Of course, Lind will always suffer from rather significant platoon splits, so he’s only a viable option when facing right-handed pitching. That hamstrings any fantasy owner. Though, as I’ve said in previous articles, if you’re going to settle for a platoon first baseman — which is always difficult to stomach — Brandon Moss is a much more attractive option.
I don’t have much to say about Ryan Goins, who appears to have the inside track on the second base job. He hit .257/.311/.369 in Triple-A last year, showing no power and few stolen bases. That didn’t improve when he made his brief big-league debut. He managed a .267 wOBA with two home runs and no stolen bases. As of right now, it doesn’t take much analysis to determine Goins isn’t rosterable — and even if he somehow reverts to his Double-A slash line, where he hit .289/.342/.403 with seven homers and 15 stolen bases, that’s only borderline rosterable in the deepest of leagues.

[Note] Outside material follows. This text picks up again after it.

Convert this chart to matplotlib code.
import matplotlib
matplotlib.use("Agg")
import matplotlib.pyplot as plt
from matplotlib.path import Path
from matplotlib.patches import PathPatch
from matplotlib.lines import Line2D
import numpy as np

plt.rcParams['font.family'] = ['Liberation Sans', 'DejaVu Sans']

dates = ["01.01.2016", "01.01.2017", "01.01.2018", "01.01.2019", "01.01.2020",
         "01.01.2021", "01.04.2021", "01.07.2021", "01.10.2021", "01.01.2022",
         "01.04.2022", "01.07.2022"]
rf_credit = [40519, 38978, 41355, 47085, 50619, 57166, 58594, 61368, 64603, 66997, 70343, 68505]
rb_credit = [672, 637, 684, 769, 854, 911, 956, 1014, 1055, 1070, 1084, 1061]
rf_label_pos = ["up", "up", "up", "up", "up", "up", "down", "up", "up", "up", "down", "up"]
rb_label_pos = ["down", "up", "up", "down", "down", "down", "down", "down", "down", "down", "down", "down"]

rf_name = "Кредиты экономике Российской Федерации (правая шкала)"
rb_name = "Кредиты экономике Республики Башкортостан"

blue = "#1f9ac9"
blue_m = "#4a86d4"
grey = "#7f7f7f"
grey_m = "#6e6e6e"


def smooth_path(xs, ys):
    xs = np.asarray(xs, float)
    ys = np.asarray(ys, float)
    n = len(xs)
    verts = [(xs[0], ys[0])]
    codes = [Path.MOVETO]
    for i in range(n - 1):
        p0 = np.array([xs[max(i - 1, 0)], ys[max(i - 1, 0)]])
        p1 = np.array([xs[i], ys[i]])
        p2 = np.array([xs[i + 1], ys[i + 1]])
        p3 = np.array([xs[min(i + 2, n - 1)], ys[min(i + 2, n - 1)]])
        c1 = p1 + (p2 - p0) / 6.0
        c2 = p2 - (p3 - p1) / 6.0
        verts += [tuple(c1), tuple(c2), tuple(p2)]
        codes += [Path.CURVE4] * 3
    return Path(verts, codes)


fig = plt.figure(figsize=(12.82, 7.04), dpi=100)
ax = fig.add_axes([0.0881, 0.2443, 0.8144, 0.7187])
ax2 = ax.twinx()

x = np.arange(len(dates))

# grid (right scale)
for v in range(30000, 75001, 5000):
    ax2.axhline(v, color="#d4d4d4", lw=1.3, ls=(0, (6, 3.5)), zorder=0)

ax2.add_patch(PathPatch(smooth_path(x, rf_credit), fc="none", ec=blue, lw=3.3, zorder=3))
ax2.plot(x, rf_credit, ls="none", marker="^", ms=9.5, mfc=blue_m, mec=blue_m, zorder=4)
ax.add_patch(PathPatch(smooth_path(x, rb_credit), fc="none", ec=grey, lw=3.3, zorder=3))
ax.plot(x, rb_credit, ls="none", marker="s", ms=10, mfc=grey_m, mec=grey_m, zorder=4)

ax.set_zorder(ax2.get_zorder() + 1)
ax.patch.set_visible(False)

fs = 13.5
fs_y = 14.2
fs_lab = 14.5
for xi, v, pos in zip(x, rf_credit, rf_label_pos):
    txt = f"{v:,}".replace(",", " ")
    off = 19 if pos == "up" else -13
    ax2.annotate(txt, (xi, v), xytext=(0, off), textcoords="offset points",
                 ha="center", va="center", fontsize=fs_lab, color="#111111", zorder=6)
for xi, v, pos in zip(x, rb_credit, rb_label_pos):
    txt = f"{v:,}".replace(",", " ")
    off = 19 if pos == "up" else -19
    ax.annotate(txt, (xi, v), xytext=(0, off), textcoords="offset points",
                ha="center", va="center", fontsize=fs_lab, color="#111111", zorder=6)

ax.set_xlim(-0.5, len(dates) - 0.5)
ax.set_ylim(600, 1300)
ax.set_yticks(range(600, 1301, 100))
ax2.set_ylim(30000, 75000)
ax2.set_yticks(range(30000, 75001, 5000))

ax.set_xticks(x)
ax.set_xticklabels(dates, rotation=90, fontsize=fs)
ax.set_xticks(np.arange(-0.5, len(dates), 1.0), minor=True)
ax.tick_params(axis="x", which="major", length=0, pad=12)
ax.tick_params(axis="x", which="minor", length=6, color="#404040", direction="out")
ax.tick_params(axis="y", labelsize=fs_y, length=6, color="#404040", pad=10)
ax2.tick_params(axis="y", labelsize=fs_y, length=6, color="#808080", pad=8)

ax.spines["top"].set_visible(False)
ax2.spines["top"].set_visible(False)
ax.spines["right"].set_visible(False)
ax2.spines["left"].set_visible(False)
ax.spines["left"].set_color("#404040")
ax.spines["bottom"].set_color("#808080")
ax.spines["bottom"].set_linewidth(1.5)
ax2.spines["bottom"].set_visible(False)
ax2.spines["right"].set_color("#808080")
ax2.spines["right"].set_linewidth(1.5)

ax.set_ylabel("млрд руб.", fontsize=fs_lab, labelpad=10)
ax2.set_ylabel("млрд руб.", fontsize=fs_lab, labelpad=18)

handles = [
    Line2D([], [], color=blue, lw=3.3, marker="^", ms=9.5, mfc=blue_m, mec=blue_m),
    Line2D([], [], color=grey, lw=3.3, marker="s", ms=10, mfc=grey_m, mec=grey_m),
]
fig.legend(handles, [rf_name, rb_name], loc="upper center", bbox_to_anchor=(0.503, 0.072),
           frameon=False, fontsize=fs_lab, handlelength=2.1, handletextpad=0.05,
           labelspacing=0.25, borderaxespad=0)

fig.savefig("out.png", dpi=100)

Maicer Izturis should see some time at second base, as well, but he hasn’t rocked a wOBA north of .300 since he played for the Angels in 2011. Pass.
Behind the dish, Dioner Navarro finally gets another shot at being the everyday guy, but it’s unclear what that brings. He impressed in limited action last year with the Cubs, compiling a .374 wOBA with 13 home runs. That power, however, is well-ahead of his career norms. In fact, his previous career high was nine homers in 2007. It feels wrong to assume such an increase in power will sustain itself — and while it’s notable that Oliver projects Navarro to hit .269/.336/.444 with 22 home runs, that comes with 600 plate appearances, which will surely not happen. The Steamer projections seem reasonable: .253/.321/.398 with 10 homers. That’s essentially a mix between Ryan Doumit and A.J. Ellis from last year, which puts him in the lower-teens in terms of rankings.

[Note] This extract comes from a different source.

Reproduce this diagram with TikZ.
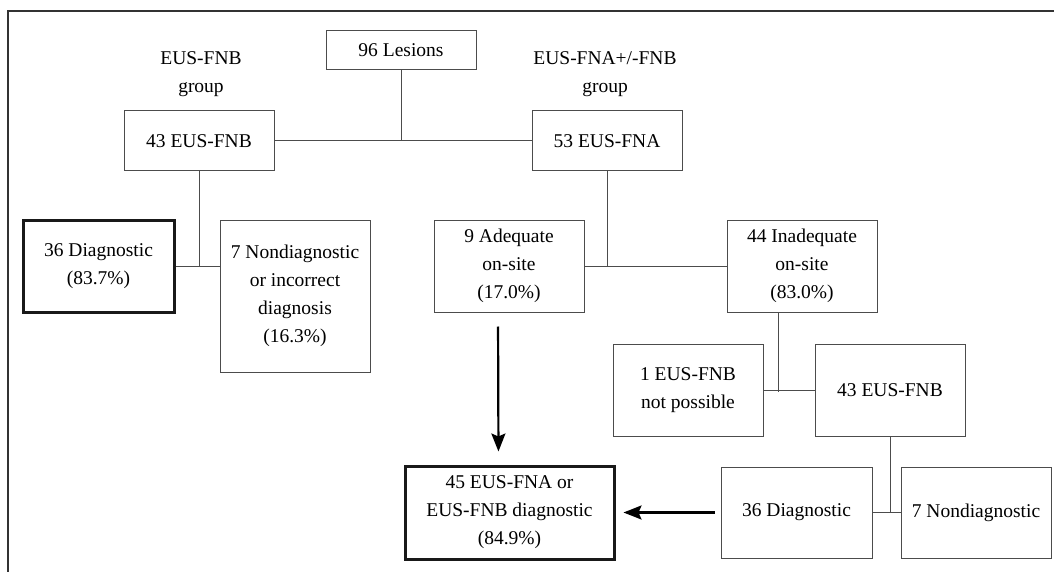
\documentclass[tikz,border=0pt]{standalone}
\usepackage{fontspec}
\setmainfont{Liberation Serif}
\usetikzlibrary{arrows.meta}

\begin{document}
\begin{tikzpicture}[x=1pt,y=-1pt,
  box/.style={draw=black!70, line width=1pt, align=center, inner sep=0pt, font=\fontsize{19.5}{28}\selectfont},
  keybox/.style={box, draw=black!90, line width=3pt},
  lbl/.style={align=center, inner sep=0pt, font=\fontsize{19.5}{28}\selectfont},
  link/.style={draw=black!70, line width=1pt},
  arr/.style={line width=2.2pt, -{Stealth[length=18pt,width=14pt,inset=3pt]}}]

\useasboundingbox (0,0) rectangle (1054,572);
\draw [line width=1.3pt, black!80] (1054,11) -- (8,11) -- (8,572);

\node[box, minimum width=150, minimum height=39] (lesions) at (401,50.5) {96 Lesions};
\node[lbl] (fnbgrp) at (201,74) {EUS-FNB\\group};
\node[lbl] (fnagrp) at (605,74) {EUS-FNA+/-FNB\\group};

\node[box, minimum width=150, minimum height=60] (fnb) at (199,141) {43 EUS-FNB};
\node[box, minimum width=150, minimum height=60] (fna) at (607,141) {53 EUS-FNA};

\node[keybox, minimum width=151, minimum height=92] (diagA) at (98.5,266) {36 Diagnostic\\(83.7\%)};
\node[box, minimum width=150, minimum height=152] (nondiagA) at (295,296) {7 Nondiagnostic\\or incorrect\\diagnosis\\(16.3\%)};

\node[box, minimum width=150, minimum height=92] (adequate) at (509,266) {9 Adequate\\on-site\\(17.0\%)};
\node[box, minimum width=150, minimum height=92] (inadequate) at (802,266) {44 Inadequate\\on-site\\(83.0\%)};

\node[box, minimum width=150, minimum height=92] (notposs) at (688,390) {1 EUS-FNB\\not possible};
\node[box, minimum width=150, minimum height=92] (fnbB) at (890,390) {43 EUS-FNB};

\node[box, minimum width=151, minimum height=91] (diagB) at (796.5,512.5) {36 Diagnostic};
\node[box, minimum width=150, minimum height=91] (nondiagB) at (976,512.5) {7 Nondiagnostic};

\node[keybox, minimum width=209, minimum height=93] (total) at (509.5,512.5) {45 EUS-FNA or\\EUS-FNB diagnostic\\(84.9\%)};

\coordinate (jB) at (778,392);

\draw[link] (lesions.south) -- (lesions.south |- fnb.east);
\draw[link] (fnb.east) -- (fna.west);
\draw[link] (fnb.south) -- (fnb.south |- diagA.east);
\draw[link] (diagA.east) -- (diagA.east -| nondiagA.west);
\draw[link] (fna.south) -- (fna.south |- adequate.east);
\draw[link] (adequate.east) -- (inadequate.west);
\draw[link] (jB |- inadequate.south) -- (jB);
\draw[link] (notposs.east) -- (fnbB.west);
\draw[link] (fnbB.south) -- (fnbB.south |- diagB.east);
\draw[link] (diagB.east) -- (nondiagB.west);

\draw[arr, shorten <=14pt, shorten >=13pt] ([xshift=-11pt]adequate.south) -- ([xshift=-11pt]total.north);
\draw[arr, shorten <=6pt, shorten >=8pt] (diagB.west) -- (total.east);

\end{tikzpicture}
\end{document}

Certainly not something to get excited about on draft day. I’d much rather take a shot at Yan Gomes, Jarrod Saltalamacchia or even Josmil Pinto before settling for Dioner Navarro. Granted, two catcher leagues will have to reckon with Navarro much more than standard leagues, so take such an evaluation with a grain of salt.
When looking at the Blue Jays’ infield overall, there’s a little to place in each category of fantasy usefulness. Edwin Encarnacion and Jose Reyes are top two-or-three options at their respective positions. Brett Lawrie and Adam Lind have value, but it’s much more in the mid-teens range. Finally, guys like Ryan Goins and Dioner Navarro are probably not fantasy options in standard leagues at this point. Draft (or don’t draft) accordingly.